*WHAT IS BEING ASKED*: Which lines contain the string "React"? Please list every one of them.
* Begin *
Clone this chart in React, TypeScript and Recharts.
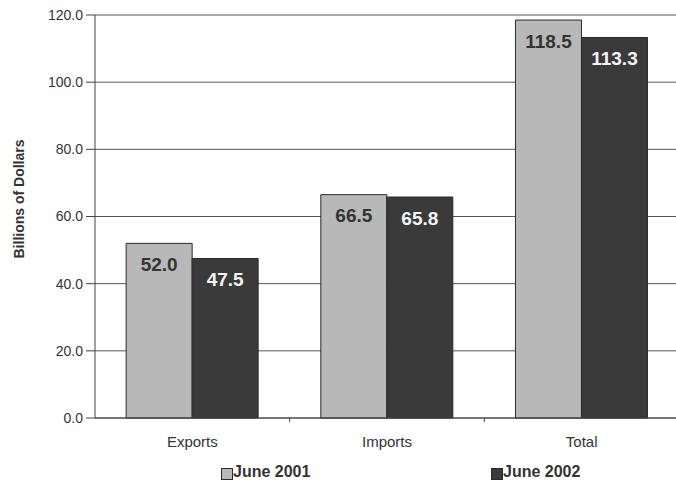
import React from "react";
import { BarChart, Bar, XAxis, YAxis, CartesianGrid, Legend, LabelList } from "recharts";

const categories = ["Exports", "Imports", "Total"];
const june2001 = [52.0, 66.5, 118.5];
const june2002 = [47.5, 65.8, 113.3];
const yTicks = [0, 20, 40, 60, 80, 100, 120];
const seriesNames = ["June 2001", "June 2002"];

const data = categories.map((c, i) => ({ name: c, a: june2001[i], b: june2002[i] }));

const W = 676;
const H = 484;
const LEFT = 95;
const RIGHT_M = -3;
const BAND = (W - LEFT + -RIGHT_M) / categories.length;

const FONT = "'Liberation Sans', Arial, Helvetica, sans-serif";
const TEXT = "#333";
const LIGHT = "#b8b8b8";
const DARK = "#3a3a3a";
const EDGE = "#2a2a2a";

const XTick = (props: any) => {
  const { x, y, payload, index } = props;
  return (
    <g>
      <text x={x} y={y + 29} textAnchor="middle" fontFamily={FONT} fontSize={15} fill={TEXT}>
        {payload.value}
      </text>
      {index < categories.length - 1 && (
        <line x1={x + BAND / 2} x2={x + BAND / 2} y1={y} y2={y + 4} stroke="#444" strokeWidth={1} />
      )}
    </g>
  );
};

const LegendContent = () => (
  <div style={{ position: "relative", width: W, height: 30, fontFamily: FONT }}>
    {seriesNames.map((n, i) => {
      const left = i === 0 ? 221 : 491;
      return (
        <React.Fragment key={n}>
          <div
            style={{
              position: "absolute",
              left,
              top: 14,
              width: 10,
              height: 10,
              background: i === 0 ? LIGHT : DARK,
              border: `1px solid ${EDGE}`,
            }}
          />
          <div
            style={{
              position: "absolute",
              left: left + 12,
              top: 10,
              fontSize: 16,
              lineHeight: "16px",
              fontWeight: "bold",
              color: TEXT,
              whiteSpace: "nowrap",
            }}
          >
            {n}
          </div>
        </React.Fragment>
      );
    })}
  </div>
);

export default function App() {
  return (
    <div style={{ position: "absolute", left: 0, top: 0, width: W, height: H, overflow: "hidden", background: "#fff" }}>
      <BarChart
        width={W}
        height={H}
        data={data}
        margin={{ top: 15, right: RIGHT_M, left: 0, bottom: 0 }}
        barCategoryGap="16%"
        barGap={0}
      >
        <CartesianGrid vertical={false} stroke="#555" strokeWidth={1} />
        <XAxis
          dataKey="name"
          height={36}
          tick={<XTick />}
          tickLine={false}
          tickSize={0}
          tickMargin={0}
          axisLine={{ stroke: "#444" }}
          interval={0}
        />
        <YAxis
          width={LEFT}
          domain={[0, 120]}
          ticks={yTicks}
          tickFormatter={(v: number) => v.toFixed(1)}
          tickSize={9}
          tickMargin={3}
          tick={{ fontFamily: FONT, fontSize: 14, fill: TEXT }}
          tickLine={{ stroke: "#444" }}
          axisLine={{ stroke: "#444" }}
          label={{
            content: () => (
              <text
                x={18.5}
                y={199}
                transform="rotate(-90 18.5 199)"
                textAnchor="middle"
                dominantBaseline="central"
                fontFamily={FONT}
                fontSize={14}
                fontWeight="bold"
                fill={TEXT}
              >
                Billions of Dollars
              </text>
            ),
          }}
        />
        <Legend verticalAlign="bottom" content={<LegendContent />} wrapperStyle={{ left: 0, bottom: 0, width: W, height: 30 }} />
        <Bar dataKey="a" name={seriesNames[0]} fill={LIGHT} stroke={EDGE} strokeWidth={1} isAnimationActive={false}>
          <LabelList
            dataKey="a"
            position="insideTop"
            offset={14}
            formatter={(v: number) => v.toFixed(1)}
            style={{ fontFamily: FONT, fontSize: 19, fontWeight: "bold", fill: "#333" }}
          />
        </Bar>
        <Bar dataKey="b" name={seriesNames[1]} fill={DARK} stroke={EDGE} strokeWidth={1} isAnimationActive={false}>
          <LabelList
            dataKey="b"
            position="insideTop"
            offset={14}
            formatter={(v: number) => v.toFixed(1)}
            style={{ fontFamily: FONT, fontSize: 19, fontWeight: "bold", fill: "#f4f4f4" }}
          />
        </Bar>
      </BarChart>
    </div>
  );
}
* End *
*WRITTEN ANSWER*:
Clone this chart in React, TypeScript and Recharts.
import React from "react";
        <React.Fragment key={n}>
        </React.Fragment>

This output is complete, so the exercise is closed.